Role Overview
Work with big data platforms and tools to build event-driven processing and scalable ETL pipelines. Apply data governance, quality checks, and performance monitoring while supporting analytics and data science initiatives, including NLP and large language models.
Key Responsibilities
- Design, implement, and maintain ETL pipelines and event-based processing using AWS (SNS, SQS, Lambda), Hive, Cloudera, and Dataiku.
- Manage and optimise large datasets; enforce data governance, quality checks, and monitoring.
- Deliver descriptive analysis, KPI development, and exception reporting to drive business insights.
- Develop and productionise machine learning solutions, including unsupervised learning, predictive analytics, NLP, and LLM applications.
- Create dashboards and visualisations (Spotfire) to communicate findings to stakeholders.
- Collaborate with cross-functional teams and communicate technical results clearly to non-technical stakeholders.
Technical Skills
- Strong programming skills in Python and SQL for data manipulation and analysis.
- Experience working with both structured and unstructured data.
- Familiarity with machine learning frameworks, deep learning, NLP, and large language models.

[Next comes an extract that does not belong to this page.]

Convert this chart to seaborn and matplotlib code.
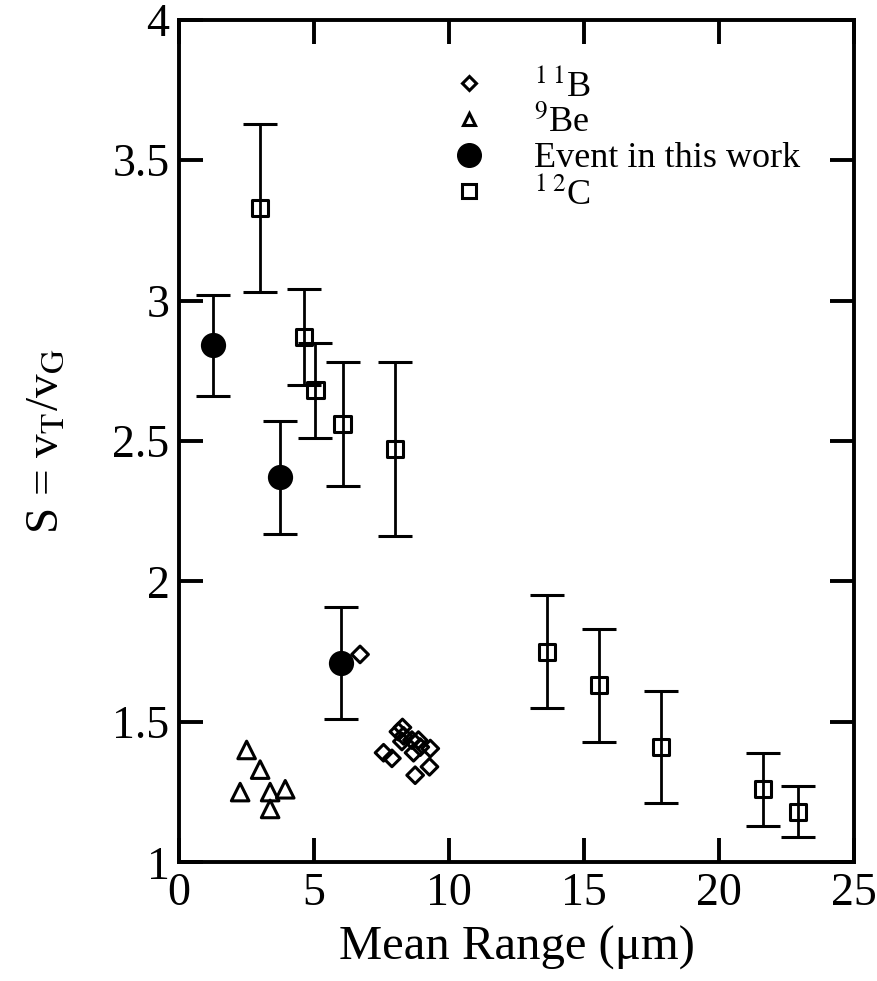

- Hands-on experience with AWS services (SNS, SQS, Lambda), Hive, Cloudera, and Dataiku.
- Experience creating dashboards and visualisations, preferably using Spotfire.
Qualifications & Experience
- Technical degree in Computer Science, Data Analytics, Engineering, Mathematics, or a related field.
- At least 5 years of practical experience in data science or analytics roles.
- Self-starter who is intellectually curious and able to work independently without micromanagement.
- Strong stakeholder management and communication skills.